CNA represents the 160 RNs at Sutter Tracy who voted in 2012 to join the state’s largest organization of RNs, but have been met with what they view as management intransigence and a refusal to take seriously RN concerns over quality of care during talks on their first collective bargaining agreement.
The Sutter Tracy strike coincides with walkouts also occurring on August 14 by RNs at Watsonville Community Hospital and Queen of the Valley Medical Center in Napa.
CNA represents RNs at 16 Sutter hospitals across Northern California, but has regularly faced what they see as corporate directives to put budget priorities and profits over safe care delivery.
“We want safe staffing, adequate resources and, above all, a voice in the care we deliver,” said nurse negotiator and RN activist Dotty Nygard.
“We need standards that lead to recruitment and retention of nurses, so that this community doesn't have to rely on temporary contracted nurse staffing which is a revolving door, a practice that's existed for years in some units. The community deserves better, with safe, competent and committed staff. We are sending a clear message that we are standing together and we are serious," said Nygard.
Setting nursing standards with strong patient safety and staffing language is a particularly important goal for the RNs noting a high turnover of the nursing workforce at Sutter Tracy and the continued use of out-of-town traveler nurses.
The RNs cite the refusal of hospital negotiators to address their concerns about safe staffing language to protect patients and to support provisions to protect RNs from on the job injuries due to unsafe patient lifting policies. The RNs are also at odds with the hospital over agreement on an RN-elected professional practice committee to meet with management on patient care issues.

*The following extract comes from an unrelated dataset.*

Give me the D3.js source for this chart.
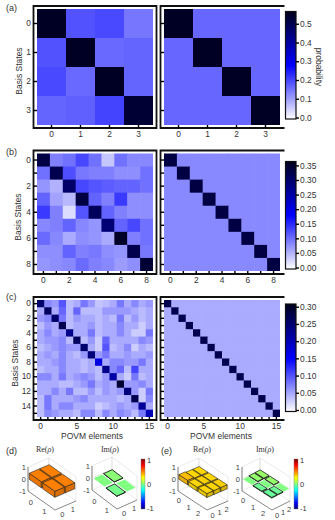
<!DOCTYPE html>
<html lang="en">
<head>
    <meta charset="UTF-8">
    <title>Tomography</title>
    <script src="https://d3js.org/d3.v7.min.js"></script>
    <style>
        html, body { margin: 0; padding: 0; background: #fff; }
        svg { display: block; font-family: "Liberation Sans", Arial, sans-serif; }
        .tick text { fill: #333; font-size: 8.4px; }
        .tick line { stroke: #000; stroke-width: 1.4px; }
        .axis .domain { display: none; }
        .lab { fill: #333; font-size: 8.5px; }
        .wall { stroke: #dcdcdc; stroke-width: 0.6px; fill: none; }
        .edge { stroke: #555; stroke-width: 0.7px; fill: none; }
        .z3 { fill: #444; font-size: 7.5px; }
    </style>
</head>
<body>
    <svg width="335" height="520"></svg>

    <script>
        // measured data, panel a
        const aExp = [
            [.55, .19, .20, .15],
            [.19, .55, .165, .17],
            [.20, .165, .55, .17],
            [.17, .175, .205, .53]
        ];
        const aThe = [
            [.55, .167, .167, .167],
            [.167, .55, .167, .167],
            [.167, .167, .55, .167],
            [.167, .167, .167, .55]
        ];

        // panel b
        const bExp = [
            [.33, .09, .10, .13, .10, .04, .10, .085, .085],
            [.10, .32, .125, .095, .09, .09, .08, .08, .10],
            [.075, .055, .30, .13, .12, .115, .11, .11, .10],
            [.11, .065, .05, .33, .11, .09, .14, .08, .08],
            [.14, .09, .025, .12, .31, .11, .09, .08, .08],
            [.085, .09, .11, .085, .075, .29, .11, .13, .10],
            [.105, .085, .06, .08, .075, .06, .35, .09, .10],
            [.08, .08, .11, .09, .095, .08, .075, .32, .095],
            [.075, .08, .085, .105, .09, .085, .07, .08, .34]
        ];
        const bOff = 0.083, bDiag = 0.33;

        // panel c
        const cExp = [
            [.25, .07, .06, .10, .04, .05, .08, .06, .035, .04, .05, .08, .05, .07, .05, .06],
            [.05, .26, .05, .09, .04, .09, .04, .04, .04, .06, .06, .06, .06, .05, .04, .05],
            [.06, .07, .25, .08, .04, .06, .05, .05, .04, .05, .04, .08, .04, .06, .04, .05],
            [.04, .06, .05, .27, .04, .05, .05, .06, .04, .05, .05, .07, .05, .05, .03, .05],
            [.05, .07, .05, .06, .23, .05, .05, .08, .04, .05, .05, .07, .05, .03, .03, .08],
            [.05, .06, .06, .07, .04, .26, .04, .06, .03, .09, .05, .05, .05, .05, .07, .06],
            [.04, .05, .06, .07, .06, .06, .25, .05, .03, .10, .04, .05, .07, .03, .05, .04],
            [.05, .06, .05, .07, .05, .04, .06, .24, .06, .08, .05, .05, .06, .05, .05, .06],
            [.05, .05, .06, .07, .05, .05, .04, .05, .17, .05, .07, .07, .06, .06, .08, .05],
            [.04, .05, .05, .07, .05, .05, .04, .05, .04, .23, .07, .09, .04, .11, .05, .05],
            [.07, .07, .05, .08, .05, .06, .07, .06, .04, .06, .21, .05, .03, .08, .04, .05],
            [.05, .05, .05, .04, .04, .05, .06, .08, .05, .06, .05, .29, .06, .06, .07, .05],
            [.05, .05, .07, .05, .08, .04, .04, .06, .04, .06, .05, .06, .24, .06, .03, .08],
            [.04, .08, .05, .05, .05, .06, .07, .05, .05, .05, .05, .04, .05, .27, .03, .07],
            [.04, .08, .05, .07, .07, .05, .05, .05, .03, .04, .05, .06, .05, .06, .22, .05],
            [.04, .07, .06, .05, .05, .04, .07, .07, .04, .07, .05, .07, .06, .04, .08, .20]
        ];
        const cOff = 0.05, cDiag = 0.27;

        // density matrices for d and e
        const dRe = [[.5, .5], [.5, .5]];
        const dIm = [[0, .02], [-.02, 0]];
        const eRe = [[.38, .33, .33], [.33, .34, .33], [.33, .33, .34]];
        const eIm = [[0, .04, .05], [-.04, 0, .04], [-.05, -.04, 0]];

        const aTicks = [0, .1, .2, .3, .4, .5];
        const bTicks = [0, .05, .1, .15, .2, .25, .3, .35];
        const cTicks = [0, .05, .1, .15, .2, .25, .3];
        const jetStops = [-1, -.75, -.25, .25, .75, 1];
        const jetColors = ["#00007f", "#0000ff", "#00ffff", "#ffff00", "#ff0000", "#7f0000"];

        const svg = d3.select("svg");
        const defs = svg.append("defs");

        function flat(off, diag, n) {
            return d3.range(n).map(i => d3.range(n).map(j => i === j ? diag : off));
        }

        function heatmap(m, color, o) {
            const n = m.length;
            const idx = d3.range(n);
            const x = d3.scaleBand().domain(idx).range([o.x0, o.x0 + 116]);
            const y = d3.scaleBand().domain(idx).range([o.y0, o.y1]);
            const g = svg.append("g");

            idx.forEach(i => {
                g.selectAll(null).data(m[i]).enter().append("rect")
                    .attr("x", (d, j) => x(j))
                    .attr("y", y(i))
                    .attr("width", (d, j) => x.bandwidth() + (j < n - 1 ? 0.6 : 0))
                    .attr("height", y.bandwidth() + (i < n - 1 ? 0.6 : 0))
                    .attr("fill", d => color(d));
            });

            // frame
            const l = o.x0 - 3.5, r = o.x0 + 119.5, t = o.y0 - 3, b = o.y1 + 3;
            const framePath = o.open
                ? `M${r + 1},${t}H${l}V${b}H${r + 1}`
                : `M${l},${t}H${r}V${b}H${l}Z`;
            g.append("path").attr("d", framePath)
                .attr("fill", "none").attr("stroke", "#111").attr("stroke-width", 1.8);

            g.append("g").attr("class", "axis")
                .attr("transform", `translate(${o.x0},0)`)
                .call(d3.axisLeft(y).tickSize(3.5).tickPadding(2.5)
                    .tickFormat(d => (!o.open && d % o.yStep === 0) ? d : ""));
            g.append("g").attr("class", "axis")
                .attr("transform", `translate(0,${o.y1})`)
                .call(d3.axisBottom(x).tickSize(3).tickPadding(3)
                    .tickFormat(d => d % o.xStep === 0 ? d : ""));
        }

        function colorbar(id, color, max, ticks, o) {
            const y = d3.scaleLinear().domain([0, max]).range([o.y0, o.y1]);
            const grad = defs.append("linearGradient").attr("id", id)
                .attr("x1", 0).attr("y1", 1).attr("x2", 0).attr("y2", 0);
            color.domain().forEach(v => {
                grad.append("stop").attr("offset", v / max).attr("stop-color", color(v));
            });
            svg.append("rect")
                .attr("x", 285.5).attr("y", y(max) - 1)
                .attr("width", 10.5).attr("height", y(0) - y(max) + 2.5)
                .attr("fill", `url(#${id})`).attr("stroke", "#111").attr("stroke-width", 1.2);
            svg.append("g").attr("class", "axis")
                .attr("transform", "translate(296,0)")
                .call(d3.axisRight(y).tickValues(ticks).tickSize(3).tickPadding(1)
                    .tickFormat(d3.format(o.fmt)));
        }

        function label(txt, x, y, size, extra) {
            return svg.append("text").attr("class", "lab")
                .attr("x", x).attr("y", y)
                .style("font-size", size + "px")
                .attr("text-anchor", extra || "start")
                .text(txt);
        }

        function rotLabel(txt, x, y, deg) {
            svg.append("text").attr("class", "lab")
                .attr("transform", `translate(${x},${y}) rotate(${deg})`)
                .attr("text-anchor", "middle").text(txt);
        }

        // colour scales: white -> blue -> near black
        const colA = d3.scaleLinear().domain([0, .28, .56]).range(["#fff", "#00f", "#00001c"]);
        const colB = d3.scaleLinear().domain([0, .18, .36]).range(["#fff", "#00f", "#00001c"]);
        const colC = d3.scaleLinear().domain([0, .15, .305]).range(["#fff", "#00f", "#00001c"]);
        const jet = d3.scaleLinear().domain(jetStops).range(jetColors);

        // a
        heatmap(aExp, colA, { x0: 37, y0: 9, y1: 125, yStep: 1, xStep: 1 });
        heatmap(aThe, colA, { x0: 164, y0: 9, y1: 125, yStep: 1, xStep: 1, open: true });
        colorbar("cbA", colA, .56, aTicks, { y0: 117.5, y1: 12.5, fmt: ".1f" });
        // b
        heatmap(bExp, colB, { x0: 37, y0: 153.5, y1: 271, yStep: 2, xStep: 2 });
        heatmap(flat(bOff, bDiag, 9), colB, { x0: 164, y0: 153.5, y1: 271, yStep: 2, xStep: 2, open: true });
        colorbar("cbB", colB, .36, bTicks, { y0: 267.5, y1: 162.5, fmt: ".2f" });
        // c
        heatmap(cExp, colC, { x0: 37, y0: 300, y1: 417, yStep: 2, xStep: 5 });
        heatmap(flat(cOff, cDiag, 16), colC, { x0: 164, y0: 300, y1: 417, yStep: 2, xStep: 5, open: true });
        colorbar("cbC", colC, .305, cTicks, { y0: 410, y1: 305, fmt: ".2f" });

        label("(a)", 6, 11, 9);
        label("(b)", 6, 155, 9);
        label("(c)", 6, 300, 9);
        label("(d)", 6, 454, 9);
        label("(e)", 161, 454, 9);
        rotLabel("Basis States", 22, 71, -90);
        rotLabel("Basis States", 21, 217, -90);
        rotLabel("Basis States", 18, 363, -90);
        rotLabel("probability", 316, 67, 90);
        label("POVM elements", 92, 439, 8.5, "middle");
        label("POVM elements", 221, 439, 8.5, "middle");

        function bars3d(m, o) {
            const n = m.length;
            const idx = d3.range(n);
            const band = d3.scaleBand().domain(idx).range([0, 1]).paddingInner(o.pad).paddingOuter(o.pad / 2);
            const z = d3.scaleLinear().domain([-1, 1]).range([0, o.h]);
            const p = (u, v, w) => [
                o.lx + u * (o.fx - o.lx) + v * (o.rx - o.fx),
                o.ly + u * (o.fy - o.ly) + v * (o.ry - o.fy) - z(w)
            ];
            const poly = pts => "M" + pts.map(q => q.join(",")).join("L") + "Z";
            const g = svg.append("g");

            // walls
            [-1, 0, 1].forEach(w => {
                g.append("path").attr("class", "wall")
                    .attr("d", `M${p(0, 0, w)}L${p(0, 1, w)}L${p(1, 1, w)}`);
            });
            [0, 1].forEach(t => {
                g.append("path").attr("class", "wall").attr("d", `M${p(0, t, -1)}L${p(0, t, 1)}`);
                g.append("path").attr("class", "wall").attr("d", `M${p(t, 1, -1)}L${p(t, 1, 1)}`);
            });
            g.append("path").attr("class", "edge").attr("d", `M${p(0, 0, 1)}L${p(0, 0, -1)}L${p(1, 0, -1)}L${p(1, 1, -1)}`);

            // back cells first
            const cells = [];
            idx.forEach(i => idx.forEach(j => cells.push({ i, j, v: m[i][j] })));
            cells.sort((a, b) => (a.i - a.j) - (b.i - b.j));

            cells.forEach(c => {
                const u0 = band(c.i), u1 = u0 + band.bandwidth();
                const v0 = band(c.j), v1 = v0 + band.bandwidth();
                const col = jet(c.v);
                const lo = Math.min(0, c.v), hi = Math.max(0, c.v);
                const stroke = c.v === 0 ? "none" : "#222";
                const sw = o.sw;
                if (c.v !== 0) {
                    g.append("path").attr("d", poly([p(u0, v0, hi), p(u1, v0, hi), p(u1, v0, lo), p(u0, v0, lo)]))
                        .attr("fill", d3.color(col).darker(0.25)).attr("stroke", stroke).attr("stroke-width", sw);
                    g.append("path").attr("d", poly([p(u1, v0, hi), p(u1, v1, hi), p(u1, v1, lo), p(u1, v0, lo)]))
                        .attr("fill", d3.color(col).darker(0.45)).attr("stroke", stroke).attr("stroke-width", sw);
                }
                g.append("path").attr("d", poly([p(u0, v0, hi), p(u1, v0, hi), p(u1, v1, hi), p(u0, v1, hi)]))
                    .attr("fill", col).attr("stroke", stroke).attr("stroke-width", sw);
            });

            // tick labels
            [1, 0, -1].forEach(w => {
                const q = p(0, 0, w);
                g.append("text").attr("class", "z3").attr("x", q[0] - 2).attr("y", q[1] + 2.5)
                    .attr("text-anchor", "end").text(w);
            });
            idx.forEach(i => {
                const c = band(i) + band.bandwidth() / 2;
                const a = p(c, 0, -1), b = p(1, c, -1);
                g.append("text").attr("class", "z3").attr("x", a[0] - 4).attr("y", a[1] + 9)
                    .attr("text-anchor", "middle").text(i);
                g.append("text").attr("class", "z3").attr("x", b[0] + 2).attr("y", b[1] + 9)
                    .attr("text-anchor", "middle").text(i);
            });
        }

        function rhoTitle(part, x) {
            const t = svg.append("text").attr("x", x).attr("y", 452)
                .attr("text-anchor", "middle").attr("fill", "#333")
                .style("font-family", "'Liberation Serif', serif").style("font-size", "8px");
            t.append("tspan").text(part + "(");
            t.append("tspan").attr("font-style", "italic").text("ρ");
            t.append("tspan").text(")");
        }

        function jetBar(id, x, w) {
            const y = d3.scaleLinear().domain([-1, 1]).range([508, 460]);
            const grad = defs.append("linearGradient").attr("id", id)
                .attr("x1", 0).attr("y1", 1).attr("x2", 0).attr("y2", 0);
            jetStops.forEach((v, i) => {
                grad.append("stop").attr("offset", (v + 1) / 2).attr("stop-color", jetColors[i]);
            });
            svg.append("rect").attr("x", x).attr("y", 459).attr("width", w).attr("height", 50)
                .attr("fill", `url(#${id})`).attr("stroke", "#777").attr("stroke-width", 0.4);
            svg.append("g").attr("class", "axis")
                .attr("transform", `translate(${x + w},0)`)
                .call(d3.axisRight(y).tickValues([-1, 0, 1]).tickSize(0).tickPadding(2).tickFormat(d => d))
                .selectAll("text").style("font-size", "7.5px");
        }

        bars3d(dRe, { lx: 28, ly: 491, fx: 55, fy: 510, rx: 76, ry: 501, h: 24, pad: .1, sw: .6 });
        bars3d(dIm, { lx: 92, ly: 490, fx: 117, fy: 509, rx: 137, ry: 500, h: 24, pad: .14, sw: .9 });
        bars3d(eRe, { lx: 178, ly: 491, fx: 207, fy: 510, rx: 228, ry: 501, h: 24, pad: .1, sw: .6 });
        bars3d(eIm, { lx: 242, ly: 491, fx: 272, fy: 510, rx: 290, ry: 501, h: 24, pad: .12, sw: .8 });

        rhoTitle("Re", 45);
        rhoTitle("Im", 110);
        rhoTitle("Re", 202);
        rhoTitle("Im", 265);
        jetBar("jetD", 141, 4);
        jetBar("jetE", 294, 4);
    </script>
</body>
</html>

Also important are fair standards for health benefits. Sutter Tracy RNs pay the highest monthly premium rates throughout the Sutter system, with nurses required to pay as much as over $1,100 a month for coverage for themselves and their family, while Sutter management pays a fraction of what the nurses are mandated to pay.
The RNs and Sutter Tracy officials have been bargaining for more than two years now, without a resolution, during which time hospital officials unilaterally implemented changes to the health plan. A National Labor Relations Board administrative law judge ruled that Sutter Tracy had violated federal law with that unilateral change. Sutter has appealed that decision to the NLRB in Washington.
In addition, CNA has filed NLRB charges over the firing of a nurse activist, which was carried out without negotiating with the union as required by federal law.